C’est un moment exceptionnel de pénétrer dans les bâtiments, marqués du logo stylisé, créé pour les Tréteaux de France par Yánnis Kókkos, scénographe attitré d’Antoine Vitez, entre autres. L’impression d’élégante simplicité se poursuit dans la salle, face à un beau plateau de bois circulaire, prolongé par quatre rampes d’accès, dans un dispositif quadrifrontal (Samuel Poncet). Les interprètes restent présents pendant toute la représentation sur des bancs, à trois angles, un peu en retrait des spectateurs sur les chaises. Sous le poids des affects, ils semblent parfois parcourir difficilement la rampe, se projeter sur l’aire de jeu, comme Phèdre poussée, presque portée, par Œnone. Ils portent de magnifiques costumes (Jean-Bernard Scotto) qui confèrent aux femmes un port hiératique, parfois soumis à une intense perturbation. L’expression des émotions se manifeste par une grande énergie physique, rendue particulièrement sensible par la proximité, dans la jauge réduite toujours voulue par Robin Renucci. Lorsque Thésée, étendu par terre, pleure, avec de vraies larmes, son fils mort, tous les spectateurs sont impressionnés.
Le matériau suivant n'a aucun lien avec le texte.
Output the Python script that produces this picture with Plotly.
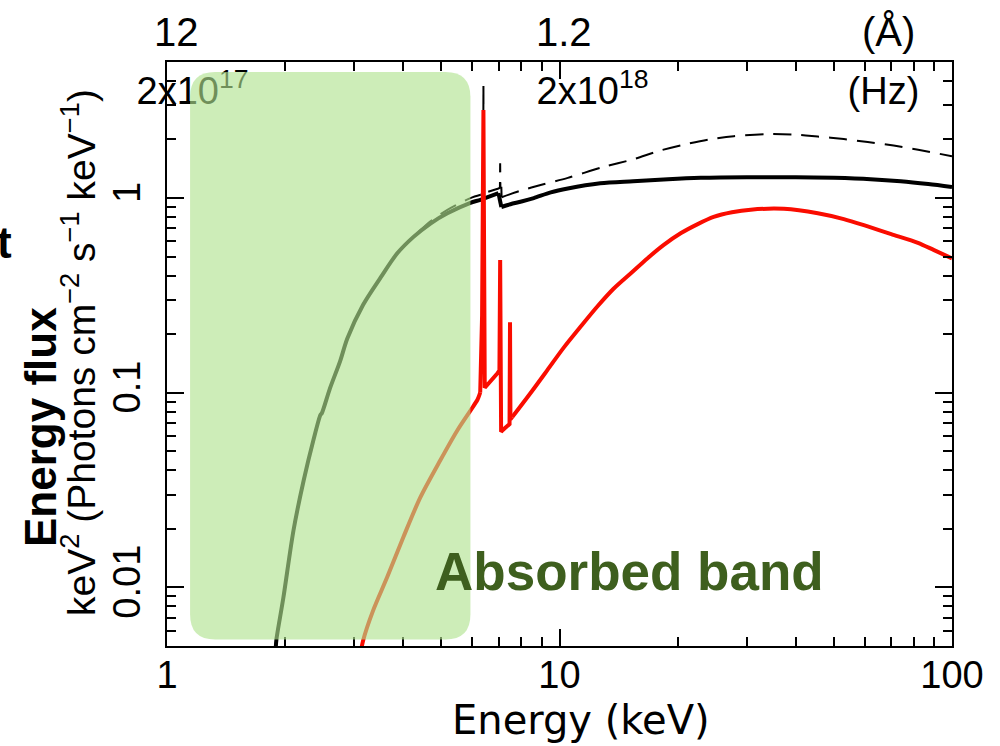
import math
import plotly.graph_objects as go

# ---------------- data ----------------
# total (absorbed) model, thick black
energy_total = [1.893, 1.90, 1.98, 2.10, 2.23, 2.36, 2.46, 2.48, 2.60, 2.76, 2.88, 3.16, 3.50,
                3.86, 4.24, 4.69, 5.18, 5.93, 6.29, 6.99, 7.11, 7.5, 8.0, 8.6, 9.5, 10.5, 12.7,
                15.4, 18.9, 22.9, 30, 40, 50, 62, 74, 87, 100]
flux_total = [0.0049, 0.0054, 0.0089, 0.0196, 0.0355, 0.057, 0.077, 0.0785, 0.105, 0.145, 0.19,
              0.283, 0.39, 0.52, 0.63, 0.74, 0.835, 0.945, 0.98, 1.06, 0.90, 0.93, 0.96, 1.00,
              1.07, 1.12, 1.19, 1.22, 1.25, 1.27, 1.28, 1.28, 1.27, 1.25, 1.22, 1.18, 1.14]

# second model, thin dashed black (with Fe K alpha / K beta lines)
energy_dashed = [1.893, 1.90, 1.98, 2.10, 2.23, 2.36, 2.46, 2.48, 2.60, 2.76, 2.88, 3.16, 3.50,
                 3.86, 4.24, 4.69, 5.18, 5.93, 6.30, 6.39, 6.40, 6.41, 6.99, 7.05, 7.06, 7.07,
                 7.11, 7.12, 7.95, 9.0, 10.5, 13.0, 15.4, 17.8, 20.7, 24.0, 27.8, 33.9, 39.5,
                 45.5, 53, 61, 71, 82, 100]
flux_dashed = [0.0049, 0.0054, 0.0089, 0.0196, 0.0355, 0.057, 0.077, 0.0785, 0.105, 0.145, 0.19,
               0.283, 0.39, 0.52, 0.63, 0.76, 0.87, 1.00, 1.04, 1.05, 3.8, 1.06, 1.12, 1.13,
               1.51, 1.13, 1.13, 1.01, 1.09, 1.17, 1.27, 1.45, 1.58, 1.74, 1.88, 2.00, 2.08, 2.13,
               2.12, 2.07, 2.01, 1.94, 1.86, 1.77, 1.64]

# reflection component, red
energy_refl = [3.12, 3.16, 3.35, 3.64, 4.0, 4.42, 4.97, 5.49, 5.93, 6.18, 6.28, 6.35, 6.40, 6.45,
               6.95, 7.03, 7.06, 7.10, 7.15, 7.46, 7.48, 7.50, 7.58, 8.43, 9.32, 10.24, 11.31,
               12.5, 13.73, 15.2, 16.77, 18.4, 20.4, 22.5, 24.7, 27.5, 30.7, 37.3, 45.5, 53,
               61, 70, 81.9, 90, 100]
flux_refl = [0.0047, 0.00534, 0.0076, 0.0113, 0.0181, 0.029, 0.045, 0.064, 0.081, 0.092, 0.10,
             0.25, 2.83, 0.106, 0.126, 0.13, 0.48, 0.063, 0.064, 0.069, 0.23, 0.073, 0.075,
             0.0994, 0.131, 0.170, 0.218, 0.278, 0.342, 0.411, 0.491, 0.573, 0.661, 0.735,
             0.80, 0.845, 0.872, 0.880, 0.836, 0.78, 0.715, 0.653, 0.589, 0.54, 0.49]

# energy windows containing the sharp line/edge features (drawn without smoothing)
sharp_total = [6.99, 7.11]
sharp_dashed = [6.30, 7.12]
sharp_refl = [6.28, 7.58]

# axes
x_range_kev = [1, 100]
y_range_flux = [0.005, 5]
x_tick_vals = [1, 10, 100]
x_tick_text = ["1", "10", "100"]
y_tick_vals = [0.01, 0.1, 1]
y_tick_text = ["0.01", "0.1", "1"]

# frequency labels along the top (placed at energies)
hz_labels = ["2x10<sup>17</sup>", "2x10<sup>18</sup>", "(Hz)"]
hz_energy = [1.162, 12.14, 66.9]
hz_flux = [3.4, 3.4, 3.4]

# wavelength labels above the frame
ang_labels = ["12", "1.2", "(Å)"]
ang_energy = [1.06, 10.25, 68.7]

# absorbed band box (energy / flux extent)
band_energy = [1.145, 5.93]
band_flux = [0.0054, 4.44]

# ---------------- figure ----------------
W, H = 1000, 746
ML, MR, MT, MB = 167, 48, 62, 100
PW, PH = W - ML - MR, H - MT - MB

lx0, lx1 = math.log10(x_range_kev[0]), math.log10(x_range_kev[1])
ly0, ly1 = math.log10(y_range_flux[0]), math.log10(y_range_flux[1])


def xpaper(e):
    return (math.log10(e) - lx0) / (lx1 - lx0)


def ypaper(v):
    return (math.log10(v) - ly0) / (ly1 - ly0)


def px_x(px):
    return (px - ML) / PW


def px_y(py):
    return (PH - (py - MT)) / PH


fig = go.Figure()


def add_curve(energy, flux, sharp, line):
    lo, hi = sharp
    segs = [
        ([e for e in energy if e <= lo], [f for e, f in zip(energy, flux) if e <= lo], "spline"),
        ([e for e in energy if lo <= e <= hi], [f for e, f in zip(energy, flux) if lo <= e <= hi], "linear"),
        ([e for e in energy if e >= hi], [f for e, f in zip(energy, flux) if e >= hi], "spline"),
    ]
    for xs, ys, shape in segs:
        ln = dict(line)
        ln["shape"] = shape
        if shape == "spline":
            ln["smoothing"] = 0.8
        fig.add_trace(go.Scatter(x=xs, y=ys, mode="lines", line=ln, hoverinfo="skip"))


add_curve(energy_dashed, flux_dashed, sharp_dashed,
          dict(color="black", width=2, dash="18px,10px"))
add_curve(energy_total, flux_total, sharp_total, dict(color="black", width=4))
add_curve(energy_refl, flux_refl, sharp_refl, dict(color="rgb(250,12,0)", width=4))

fig.add_trace(go.Scatter(x=hz_energy, y=hz_flux, mode="text", text=hz_labels,
                         textposition="middle center", cliponaxis=False, hoverinfo="skip",
                         textfont=dict(family="Liberation Sans, Arial", size=38, color="black")))

# rounded translucent box
x0, x1 = xpaper(band_energy[0]), xpaper(band_energy[1])
y0, y1 = ypaper(band_flux[0]), ypaper(band_flux[1])
rad = 25
rx, ry = rad / PW, rad / PH
path = (f"M {x0+rx},{y0} L {x1-rx},{y0} Q {x1},{y0} {x1},{y0+ry} "
        f"L {x1},{y1-ry} Q {x1},{y1} {x1-rx},{y1} L {x0+rx},{y1} "
        f"Q {x0},{y1} {x0},{y1-ry} L {x0},{y0+ry} Q {x0},{y0} {x0+rx},{y0} Z")
fig.add_shape(type="path", path=path, xref="paper", yref="paper", layer="above",
              fillcolor="rgba(176,227,143,0.63)", line=dict(width=0))

minor_x = [m * 10 ** d for d in range(0, 2) for m in range(2, 10)]
minor_y = [m * 10 ** d for d in range(-3, 1) for m in range(2, 10)
           if y_range_flux[0] < m * 10 ** d <= y_range_flux[1] and m * 10 ** d not in y_tick_vals]

tick_font = dict(family="Liberation Sans, Arial", size=38, color="black")
axis_common = dict(type="log", showgrid=False, zeroline=False, showline=True, linewidth=2,
                   linecolor="black", mirror="allticks", ticks="inside", ticklen=17,
                   tickwidth=2, tickcolor="black", tickfont=tick_font, tickmode="array")

fig.update_layout(
    width=W, height=H, showlegend=False,
    margin=dict(l=ML, r=MR, t=MT, b=MB, autoexpand=False),
    plot_bgcolor="white", paper_bgcolor="white",
    xaxis=dict(range=[lx0, lx1], tickvals=x_tick_vals, ticktext=x_tick_text,
               ticklabelstandoff=-6, automargin=False,
               minor=dict(tickmode="array", tickvals=minor_x, ticks="inside", ticklen=9,
                          tickwidth=2, tickcolor="black", showgrid=False),
               **axis_common),
    yaxis=dict(range=[ly0, ly1], tickvals=y_tick_vals, ticktext=y_tick_text,
               tickangle=-90, ticklabelstandoff=10, automargin=False,
               minor=dict(tickmode="array", tickvals=minor_y, ticks="inside", ticklen=9,
                          tickwidth=2, tickcolor="black", showgrid=False),
               **axis_common),
)

ann = []
for lab, e in zip(ang_labels, ang_energy):
    ann.append(dict(text=lab, x=xpaper(e), y=px_y(32), xref="paper", yref="paper",
                    showarrow=False, xanchor="center", yanchor="middle",
                    font=dict(family="Liberation Sans, Arial", size=40, color="black")))
ann.append(dict(text="Energy (keV)", x=px_x(581), y=px_y(720),
                xref="paper", yref="paper", showarrow=False, xanchor="center", yanchor="middle",
                font=dict(family="DejaVu Sans", size=40, color="black")))
ann.append(dict(text="<b>Energy flux</b>", x=px_x(40), y=px_y(427),
                xref="paper", yref="paper", showarrow=False, textangle=-90,
                xanchor="center", yanchor="middle",
                font=dict(family="Liberation Sans, Arial", size=44, color="black")))
ann.append(dict(text="keV<sup>2</sup> (Photons cm<sup>−2</sup> s<sup>−1</sup> keV<sup>−1</sup>)",
                x=px_x(78), y=px_y(353),
                xref="paper", yref="paper", showarrow=False, textangle=-90,
                xanchor="center", yanchor="middle",
                font=dict(family="Liberation Sans, Arial", size=39, color="black")))
ann.append(dict(text="<b>t</b>", x=px_x(-5), y=px_y(242),
                xref="paper", yref="paper", showarrow=False, xanchor="left", yanchor="middle",
                font=dict(family="Liberation Sans, Arial", size=44, color="black")))
ann.append(dict(text="<b>Absorbed band</b>", x=px_x(629), y=px_y(571),
                xref="paper", yref="paper", showarrow=False, xanchor="center", yanchor="middle",
                font=dict(family="Liberation Sans, Arial", size=53, color="#3e5f1e")))
fig.update_layout(annotations=ann)

fig.write_html("out.html", config={"displayModeBar": False},
               post_script="document.body.style.margin='0px';")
Cette grande expressivité physique ne perturbe en rien le rapport à la langue et à l’alexandrin qu’entretiennent les interprètes, presque tous réunis pour la quatrième fois, dans la familiarité avec l’œuvre de Racine. Judith D’Aleazzo (Panope), Nadine Darmon (Œnone), Marilyne Fontaine (Phèdre), Patrick Palmero (Théramène), Eugénie Pouillot (Aricie), Ulysse Robin (Hippolyte), Chani Sabaty (Ismène), Julien Tiphaine (Thésée) : toute la distribution témoigne d’un vrai travail de troupe. Ils vont se retrouver à la Criée, où le spectacle est programmé. Certains reprendront Andromaque pour le Festival d’Avignon au Théâtre du Chêne Noir. À Robin Renucci, arrivé à Marseille le 1er juillet, succédera Olivier Letellier, déjà associé à son parcours ; il s’adressera aux « publics jeunes de tous les âges », selon l’expression qu’il emploie dans sa postface au livre consacré à la décennie de Robin Renucci aux Tréteaux de France : Il n’y a pas d’œuvre sans public.